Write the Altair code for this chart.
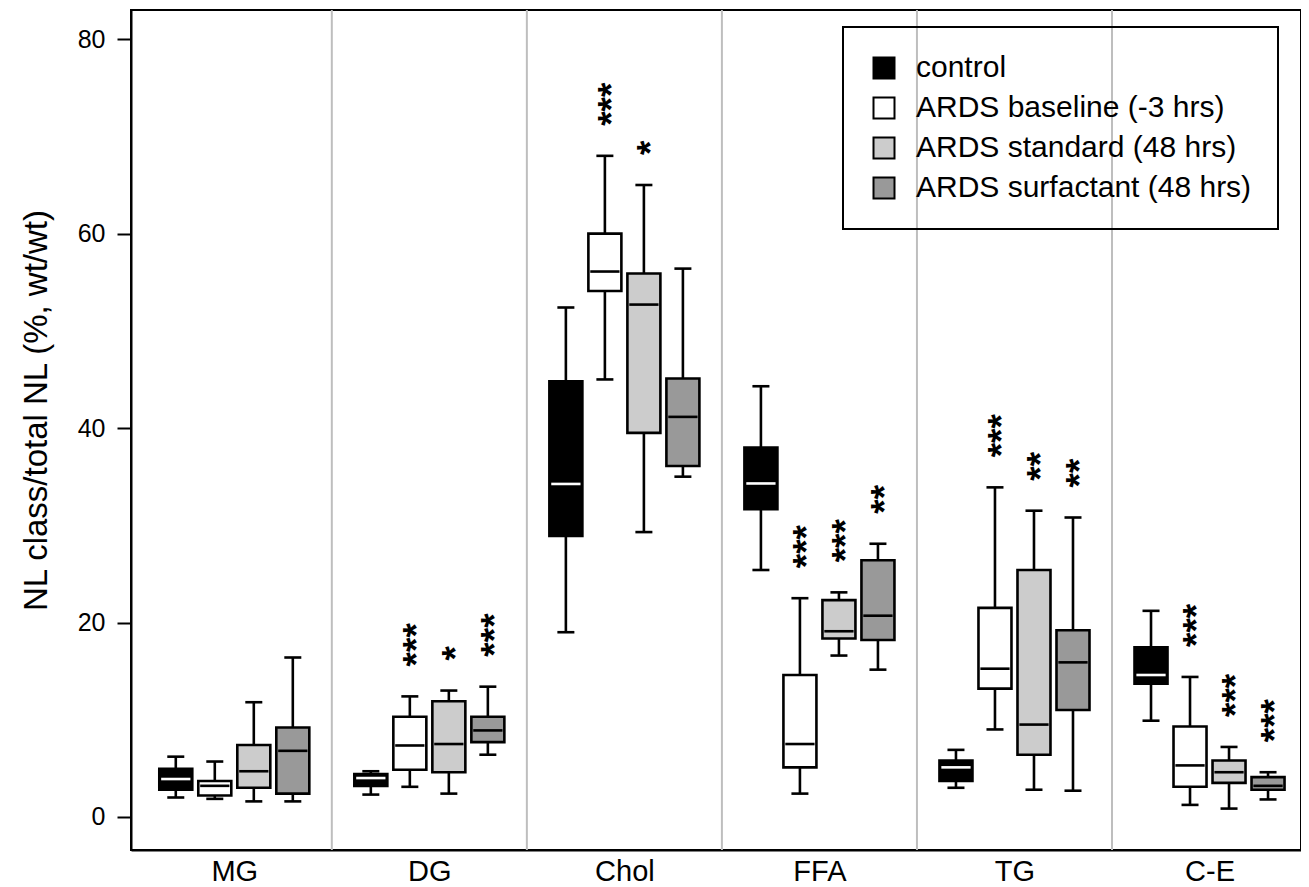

-=-=-=-=-

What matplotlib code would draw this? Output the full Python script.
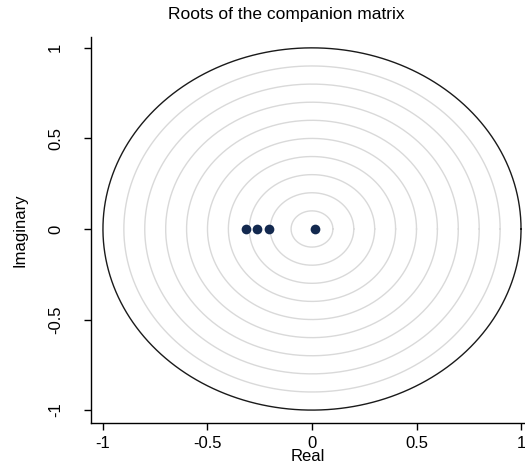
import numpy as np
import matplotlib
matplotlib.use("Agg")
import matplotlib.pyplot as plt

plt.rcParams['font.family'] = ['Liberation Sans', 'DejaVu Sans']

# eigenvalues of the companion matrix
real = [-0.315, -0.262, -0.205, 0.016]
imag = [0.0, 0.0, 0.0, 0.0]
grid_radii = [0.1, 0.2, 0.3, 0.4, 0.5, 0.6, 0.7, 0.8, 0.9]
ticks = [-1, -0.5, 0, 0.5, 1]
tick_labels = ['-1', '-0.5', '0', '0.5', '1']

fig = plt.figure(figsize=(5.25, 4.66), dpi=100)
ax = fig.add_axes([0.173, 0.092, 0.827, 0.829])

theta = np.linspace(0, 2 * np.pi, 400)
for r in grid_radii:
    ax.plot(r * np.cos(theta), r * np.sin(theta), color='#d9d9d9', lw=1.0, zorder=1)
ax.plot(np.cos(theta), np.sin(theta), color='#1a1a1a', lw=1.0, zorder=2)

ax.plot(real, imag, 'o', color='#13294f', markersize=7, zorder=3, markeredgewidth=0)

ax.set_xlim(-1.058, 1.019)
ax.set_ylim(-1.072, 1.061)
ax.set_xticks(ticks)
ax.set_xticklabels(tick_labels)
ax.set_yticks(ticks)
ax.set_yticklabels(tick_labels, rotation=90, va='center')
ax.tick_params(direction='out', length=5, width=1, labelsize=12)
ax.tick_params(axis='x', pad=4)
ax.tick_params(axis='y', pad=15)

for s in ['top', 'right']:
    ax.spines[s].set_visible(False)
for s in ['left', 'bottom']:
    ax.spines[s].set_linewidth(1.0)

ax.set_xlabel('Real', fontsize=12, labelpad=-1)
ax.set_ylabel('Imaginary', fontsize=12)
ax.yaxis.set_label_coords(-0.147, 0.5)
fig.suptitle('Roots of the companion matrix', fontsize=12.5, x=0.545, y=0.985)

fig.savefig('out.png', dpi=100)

-=-=-=-=-

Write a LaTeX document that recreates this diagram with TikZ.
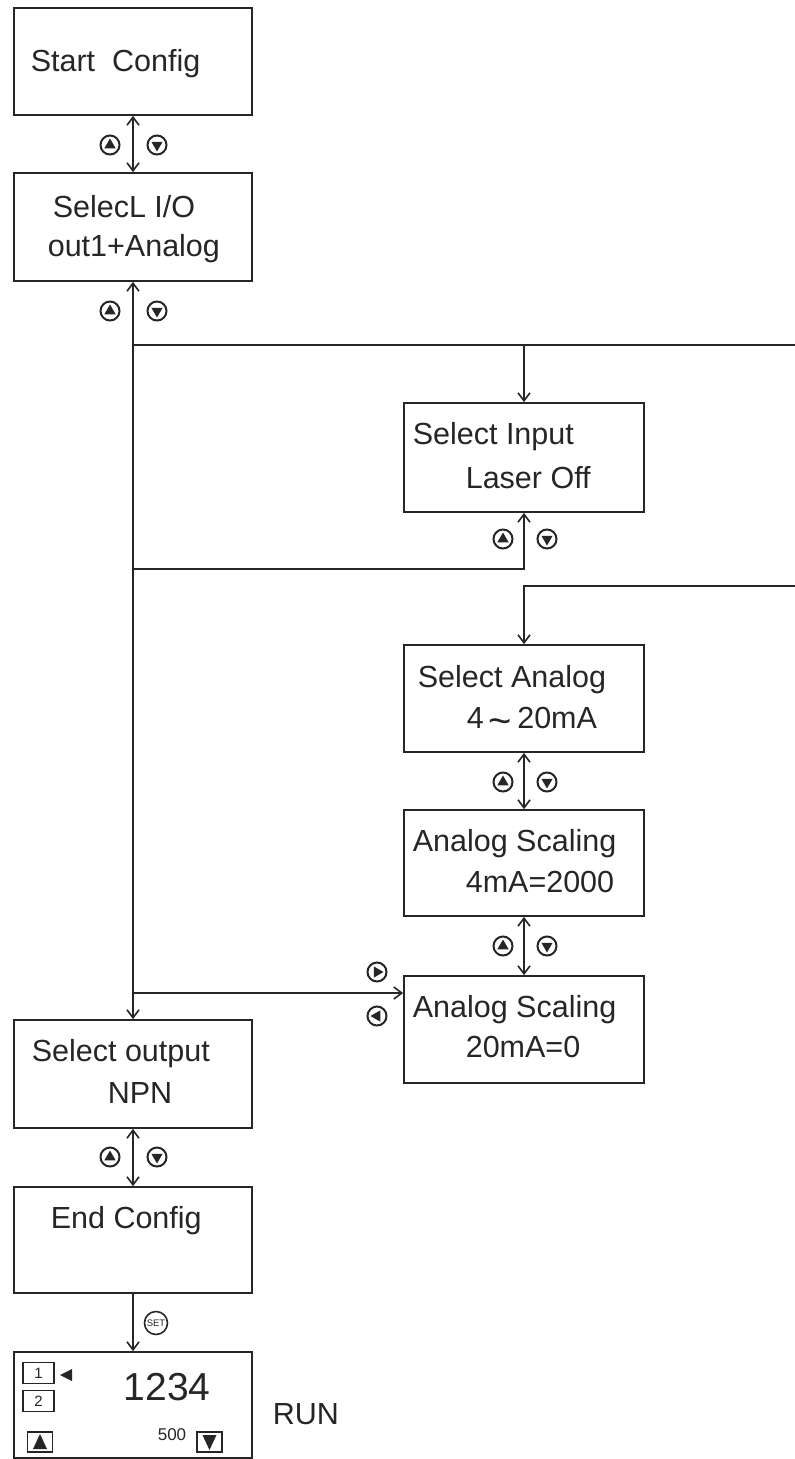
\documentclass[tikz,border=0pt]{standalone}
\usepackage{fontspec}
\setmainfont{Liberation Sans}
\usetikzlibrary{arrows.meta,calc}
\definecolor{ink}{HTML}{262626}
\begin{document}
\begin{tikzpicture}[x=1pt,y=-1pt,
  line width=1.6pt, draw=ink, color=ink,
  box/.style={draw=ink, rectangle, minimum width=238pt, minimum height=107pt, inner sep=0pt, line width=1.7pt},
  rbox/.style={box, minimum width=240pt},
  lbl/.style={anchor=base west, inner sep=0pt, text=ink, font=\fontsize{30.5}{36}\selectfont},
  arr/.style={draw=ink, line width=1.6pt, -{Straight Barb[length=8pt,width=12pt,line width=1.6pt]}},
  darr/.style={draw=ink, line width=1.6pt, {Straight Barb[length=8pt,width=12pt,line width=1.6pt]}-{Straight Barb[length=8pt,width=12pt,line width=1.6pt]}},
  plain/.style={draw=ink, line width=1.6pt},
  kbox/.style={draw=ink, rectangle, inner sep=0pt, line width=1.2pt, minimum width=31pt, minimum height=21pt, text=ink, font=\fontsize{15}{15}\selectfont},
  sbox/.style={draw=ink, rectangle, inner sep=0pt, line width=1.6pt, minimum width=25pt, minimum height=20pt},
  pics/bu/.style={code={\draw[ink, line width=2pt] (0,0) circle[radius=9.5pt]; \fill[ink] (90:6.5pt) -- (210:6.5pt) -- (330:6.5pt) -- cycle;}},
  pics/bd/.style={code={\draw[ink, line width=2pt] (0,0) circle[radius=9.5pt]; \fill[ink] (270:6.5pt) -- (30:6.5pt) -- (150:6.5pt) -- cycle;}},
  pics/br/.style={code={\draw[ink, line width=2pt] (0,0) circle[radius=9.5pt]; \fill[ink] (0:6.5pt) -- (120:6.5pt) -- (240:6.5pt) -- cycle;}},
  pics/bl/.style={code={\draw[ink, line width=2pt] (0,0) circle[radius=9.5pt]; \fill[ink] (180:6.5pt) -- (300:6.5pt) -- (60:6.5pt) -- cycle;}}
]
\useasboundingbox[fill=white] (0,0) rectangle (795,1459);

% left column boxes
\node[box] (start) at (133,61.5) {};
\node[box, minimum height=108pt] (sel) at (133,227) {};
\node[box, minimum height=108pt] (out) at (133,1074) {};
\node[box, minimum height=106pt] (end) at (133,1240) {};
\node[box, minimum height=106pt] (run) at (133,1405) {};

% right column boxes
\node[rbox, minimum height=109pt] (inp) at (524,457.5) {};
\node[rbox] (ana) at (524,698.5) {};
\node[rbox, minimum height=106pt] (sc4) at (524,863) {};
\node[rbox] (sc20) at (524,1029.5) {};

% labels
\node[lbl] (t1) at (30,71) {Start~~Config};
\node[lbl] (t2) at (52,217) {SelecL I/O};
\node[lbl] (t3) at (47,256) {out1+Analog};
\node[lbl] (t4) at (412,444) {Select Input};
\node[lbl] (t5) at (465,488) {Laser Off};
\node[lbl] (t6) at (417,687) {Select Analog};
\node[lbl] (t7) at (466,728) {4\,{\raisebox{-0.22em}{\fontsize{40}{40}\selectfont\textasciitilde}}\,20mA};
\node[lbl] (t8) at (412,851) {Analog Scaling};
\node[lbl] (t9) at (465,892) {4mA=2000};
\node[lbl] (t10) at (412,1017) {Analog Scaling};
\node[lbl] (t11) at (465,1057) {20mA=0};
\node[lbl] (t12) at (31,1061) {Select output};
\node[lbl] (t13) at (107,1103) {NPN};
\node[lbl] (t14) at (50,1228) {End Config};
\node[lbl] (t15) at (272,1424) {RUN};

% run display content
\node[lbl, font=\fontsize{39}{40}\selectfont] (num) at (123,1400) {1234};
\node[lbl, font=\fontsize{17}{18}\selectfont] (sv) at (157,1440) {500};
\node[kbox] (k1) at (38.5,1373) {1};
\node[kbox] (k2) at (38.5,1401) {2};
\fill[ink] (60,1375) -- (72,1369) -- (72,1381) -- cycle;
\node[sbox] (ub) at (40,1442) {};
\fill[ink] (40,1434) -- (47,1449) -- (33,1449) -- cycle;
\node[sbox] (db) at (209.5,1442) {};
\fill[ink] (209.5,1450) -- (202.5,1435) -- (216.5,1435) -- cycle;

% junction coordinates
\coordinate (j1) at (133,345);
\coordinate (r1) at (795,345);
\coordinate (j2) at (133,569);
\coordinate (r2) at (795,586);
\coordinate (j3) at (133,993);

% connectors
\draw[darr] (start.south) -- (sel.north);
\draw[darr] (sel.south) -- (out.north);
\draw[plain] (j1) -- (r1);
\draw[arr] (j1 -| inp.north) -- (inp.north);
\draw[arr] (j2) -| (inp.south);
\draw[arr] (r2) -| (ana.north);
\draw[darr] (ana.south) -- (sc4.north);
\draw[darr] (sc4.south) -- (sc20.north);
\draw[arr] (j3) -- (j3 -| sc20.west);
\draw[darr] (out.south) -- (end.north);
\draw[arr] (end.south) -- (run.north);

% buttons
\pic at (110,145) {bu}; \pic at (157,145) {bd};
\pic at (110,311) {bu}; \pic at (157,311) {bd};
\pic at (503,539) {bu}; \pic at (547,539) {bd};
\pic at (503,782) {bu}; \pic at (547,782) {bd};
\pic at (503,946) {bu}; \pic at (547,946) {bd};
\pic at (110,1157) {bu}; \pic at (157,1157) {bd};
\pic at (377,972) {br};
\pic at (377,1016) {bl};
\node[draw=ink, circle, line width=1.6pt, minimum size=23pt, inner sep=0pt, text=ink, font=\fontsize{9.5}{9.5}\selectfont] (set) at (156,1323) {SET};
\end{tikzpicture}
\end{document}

-=-=-=-=-

## [Problem requirements]
For the material above, give again only the lines starting at the line that contains "What matplotlib code" and ending at the line that contains "plt.rcParams['font.family'] = ['Liberation". Pictures do not belong in the copy.

## [Reply]
What matplotlib code would draw this? Output the full Python script.
import numpy as np
import matplotlib
matplotlib.use("Agg")
import matplotlib.pyplot as plt

plt.rcParams['font.family'] = ['Liberation Sans', 'DejaVu Sans']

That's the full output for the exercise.